• Provided entries:
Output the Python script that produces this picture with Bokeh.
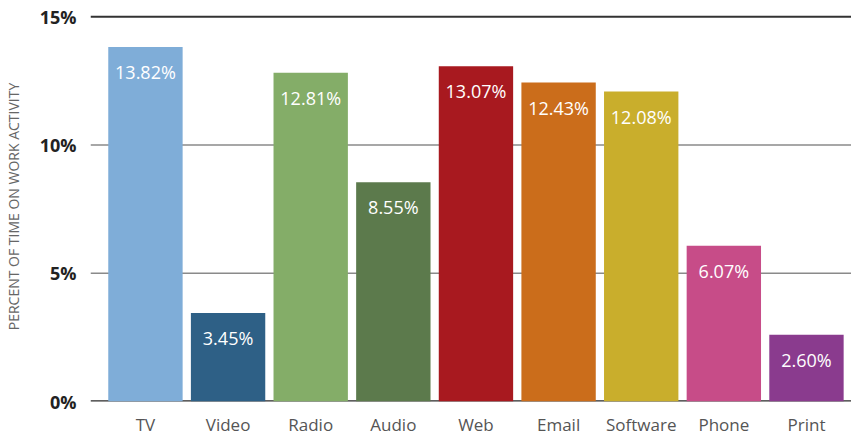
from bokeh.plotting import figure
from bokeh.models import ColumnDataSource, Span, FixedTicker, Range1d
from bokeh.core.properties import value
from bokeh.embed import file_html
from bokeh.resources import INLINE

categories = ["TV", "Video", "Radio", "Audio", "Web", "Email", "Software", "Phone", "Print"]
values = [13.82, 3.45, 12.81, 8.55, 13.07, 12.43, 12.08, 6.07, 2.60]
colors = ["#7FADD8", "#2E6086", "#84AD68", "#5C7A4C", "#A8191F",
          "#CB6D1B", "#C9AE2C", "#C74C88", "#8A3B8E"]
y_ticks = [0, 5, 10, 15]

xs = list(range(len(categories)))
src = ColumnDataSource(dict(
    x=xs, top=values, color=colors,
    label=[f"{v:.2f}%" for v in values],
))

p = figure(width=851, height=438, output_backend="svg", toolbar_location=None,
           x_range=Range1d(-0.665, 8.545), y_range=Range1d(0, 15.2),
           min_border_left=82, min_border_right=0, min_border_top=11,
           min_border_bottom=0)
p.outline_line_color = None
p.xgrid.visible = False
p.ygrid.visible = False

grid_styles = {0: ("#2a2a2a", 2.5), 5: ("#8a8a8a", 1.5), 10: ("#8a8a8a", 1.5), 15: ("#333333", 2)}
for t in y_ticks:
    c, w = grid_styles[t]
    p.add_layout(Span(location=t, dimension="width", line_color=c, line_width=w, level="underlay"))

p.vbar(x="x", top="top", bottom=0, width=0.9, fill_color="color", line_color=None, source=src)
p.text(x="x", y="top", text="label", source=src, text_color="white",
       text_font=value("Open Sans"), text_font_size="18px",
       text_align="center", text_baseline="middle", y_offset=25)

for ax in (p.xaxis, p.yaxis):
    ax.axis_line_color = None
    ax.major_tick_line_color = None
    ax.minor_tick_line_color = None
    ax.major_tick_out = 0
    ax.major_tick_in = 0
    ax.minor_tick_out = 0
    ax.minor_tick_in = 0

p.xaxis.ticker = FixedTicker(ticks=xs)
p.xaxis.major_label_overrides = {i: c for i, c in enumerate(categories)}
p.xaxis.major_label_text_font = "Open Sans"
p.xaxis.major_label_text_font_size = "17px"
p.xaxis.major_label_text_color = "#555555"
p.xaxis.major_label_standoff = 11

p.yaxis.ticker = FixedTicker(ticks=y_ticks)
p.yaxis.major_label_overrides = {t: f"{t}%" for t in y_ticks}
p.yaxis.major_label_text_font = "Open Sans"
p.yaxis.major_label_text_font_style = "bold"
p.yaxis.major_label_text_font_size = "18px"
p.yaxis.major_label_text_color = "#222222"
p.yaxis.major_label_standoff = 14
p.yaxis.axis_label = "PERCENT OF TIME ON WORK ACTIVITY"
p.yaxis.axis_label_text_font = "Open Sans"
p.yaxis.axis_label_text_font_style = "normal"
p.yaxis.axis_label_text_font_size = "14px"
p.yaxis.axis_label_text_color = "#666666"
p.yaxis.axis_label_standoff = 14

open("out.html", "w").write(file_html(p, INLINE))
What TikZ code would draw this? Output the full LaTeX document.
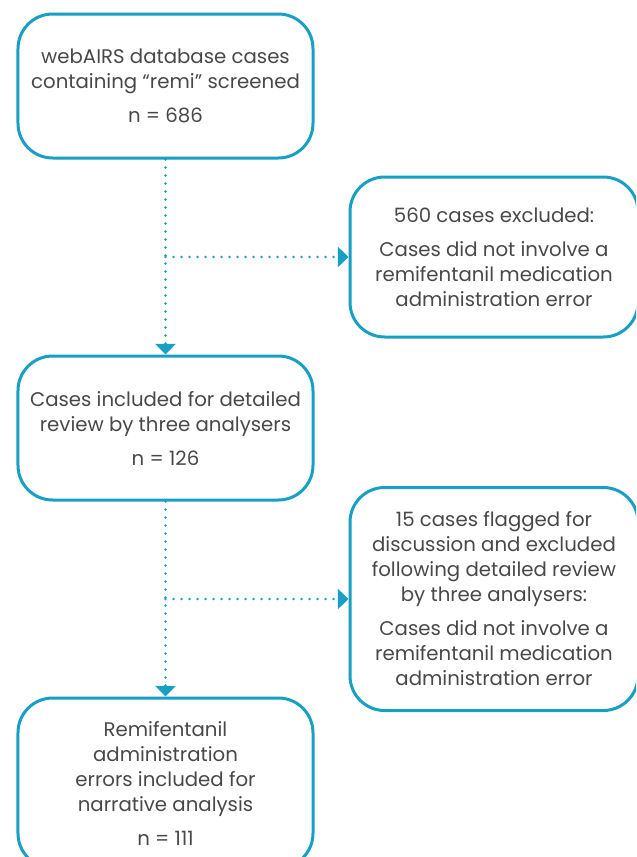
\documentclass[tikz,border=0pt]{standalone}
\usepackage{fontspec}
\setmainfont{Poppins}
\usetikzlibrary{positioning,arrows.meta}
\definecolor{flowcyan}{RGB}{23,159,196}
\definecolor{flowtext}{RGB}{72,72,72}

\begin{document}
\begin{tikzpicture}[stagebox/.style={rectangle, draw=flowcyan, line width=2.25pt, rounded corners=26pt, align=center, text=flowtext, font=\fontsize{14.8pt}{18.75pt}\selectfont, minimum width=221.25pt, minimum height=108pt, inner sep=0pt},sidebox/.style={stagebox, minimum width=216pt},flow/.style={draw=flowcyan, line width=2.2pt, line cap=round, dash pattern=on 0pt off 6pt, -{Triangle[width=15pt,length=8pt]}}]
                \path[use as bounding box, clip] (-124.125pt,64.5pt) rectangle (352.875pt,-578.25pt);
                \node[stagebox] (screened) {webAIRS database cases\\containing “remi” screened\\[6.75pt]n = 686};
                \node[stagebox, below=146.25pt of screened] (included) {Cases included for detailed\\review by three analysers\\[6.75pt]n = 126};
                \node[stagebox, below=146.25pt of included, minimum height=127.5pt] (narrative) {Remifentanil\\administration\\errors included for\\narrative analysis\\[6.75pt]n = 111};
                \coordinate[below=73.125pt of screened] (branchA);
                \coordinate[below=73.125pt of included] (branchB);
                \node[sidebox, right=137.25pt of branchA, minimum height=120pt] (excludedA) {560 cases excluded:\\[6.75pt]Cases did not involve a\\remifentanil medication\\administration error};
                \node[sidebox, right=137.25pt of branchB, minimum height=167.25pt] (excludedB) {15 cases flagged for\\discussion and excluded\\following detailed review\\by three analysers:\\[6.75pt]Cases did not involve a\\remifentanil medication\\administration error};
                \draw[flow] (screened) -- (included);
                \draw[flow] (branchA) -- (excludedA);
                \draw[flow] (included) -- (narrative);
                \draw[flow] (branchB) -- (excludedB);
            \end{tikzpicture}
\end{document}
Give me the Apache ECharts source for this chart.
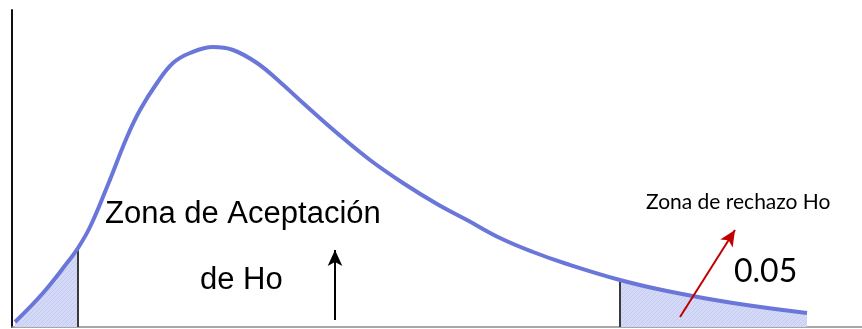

• Task to complete: Take the lines above from the top of the records through the one with "from bokeh.resources import INLINE" and repeat them exactly, without any pictures.

• Worked solution:
Output the Python script that produces this picture with Bokeh.
from bokeh.plotting import figure
from bokeh.models import ColumnDataSource, Span, FixedTicker, Range1d
from bokeh.core.properties import value
from bokeh.embed import file_html
from bokeh.resources import INLINE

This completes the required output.